Dataset content |
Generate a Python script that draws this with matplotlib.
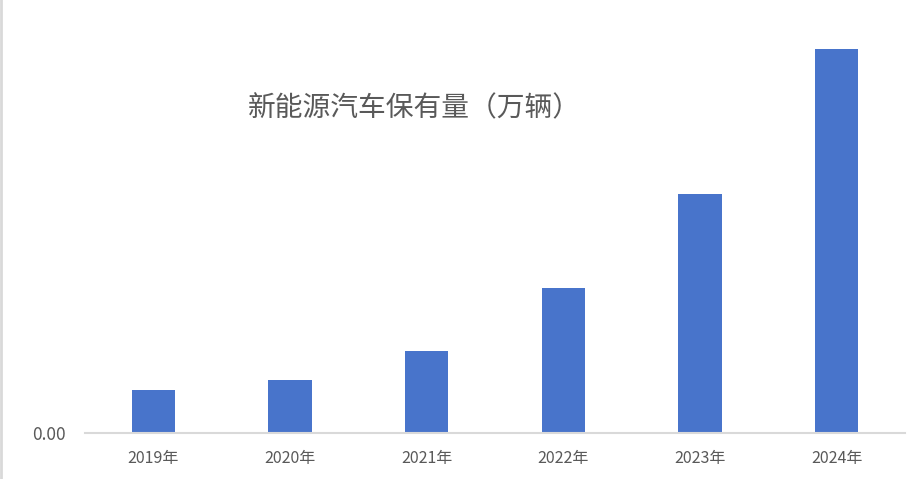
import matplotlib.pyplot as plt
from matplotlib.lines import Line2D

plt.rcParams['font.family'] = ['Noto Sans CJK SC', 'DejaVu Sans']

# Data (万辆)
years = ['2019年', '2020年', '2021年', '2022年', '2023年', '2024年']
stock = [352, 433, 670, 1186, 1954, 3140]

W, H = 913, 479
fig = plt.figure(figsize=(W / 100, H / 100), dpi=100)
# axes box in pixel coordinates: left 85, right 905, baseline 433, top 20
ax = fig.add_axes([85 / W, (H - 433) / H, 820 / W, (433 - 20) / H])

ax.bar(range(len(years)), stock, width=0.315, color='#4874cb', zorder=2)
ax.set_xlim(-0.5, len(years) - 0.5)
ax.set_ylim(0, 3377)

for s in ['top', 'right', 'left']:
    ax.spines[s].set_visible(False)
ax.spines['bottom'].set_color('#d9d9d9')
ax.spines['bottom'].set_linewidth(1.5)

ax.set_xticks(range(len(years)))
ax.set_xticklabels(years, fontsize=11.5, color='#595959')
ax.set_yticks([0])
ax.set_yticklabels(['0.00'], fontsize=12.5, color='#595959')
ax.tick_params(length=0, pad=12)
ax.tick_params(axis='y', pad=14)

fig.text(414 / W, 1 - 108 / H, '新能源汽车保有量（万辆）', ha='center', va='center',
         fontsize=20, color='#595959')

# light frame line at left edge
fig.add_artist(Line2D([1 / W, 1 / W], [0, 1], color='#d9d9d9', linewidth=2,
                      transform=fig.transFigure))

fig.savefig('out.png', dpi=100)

Task details |
Write out the material above once more, exactly as it reads, with no pictures.

The result |
Generate a Python script that draws this with matplotlib.
import matplotlib.pyplot as plt
from matplotlib.lines import Line2D

plt.rcParams['font.family'] = ['Noto Sans CJK SC', 'DejaVu Sans']

# Data (万辆)
years = ['2019年', '2020年', '2021年', '2022年', '2023年', '2024年']
stock = [352, 433, 670, 1186, 1954, 3140]

W, H = 913, 479
fig = plt.figure(figsize=(W / 100, H / 100), dpi=100)
# axes box in pixel coordinates: left 85, right 905, baseline 433, top 20
ax = fig.add_axes([85 / W, (H - 433) / H, 820 / W, (433 - 20) / H])

ax.bar(range(len(years)), stock, width=0.315, color='#4874cb', zorder=2)
ax.set_xlim(-0.5, len(years) - 0.5)
ax.set_ylim(0, 3377)

for s in ['top', 'right', 'left']:
    ax.spines[s].set_visible(False)
ax.spines['bottom'].set_color('#d9d9d9')
ax.spines['bottom'].set_linewidth(1.5)

ax.set_xticks(range(len(years)))
ax.set_xticklabels(years, fontsize=11.5, color='#595959')
ax.set_yticks([0])
ax.set_yticklabels(['0.00'], fontsize=12.5, color='#595959')
ax.tick_params(length=0, pad=12)
ax.tick_params(axis='y', pad=14)

fig.text(414 / W, 1 - 108 / H, '新能源汽车保有量（万辆）', ha='center', va='center',
         fontsize=20, color='#595959')

# light frame line at left edge
fig.add_artist(Line2D([1 / W, 1 / W], [0, 1], color='#d9d9d9', linewidth=2,
                      transform=fig.transFigure))

fig.savefig('out.png', dpi=100)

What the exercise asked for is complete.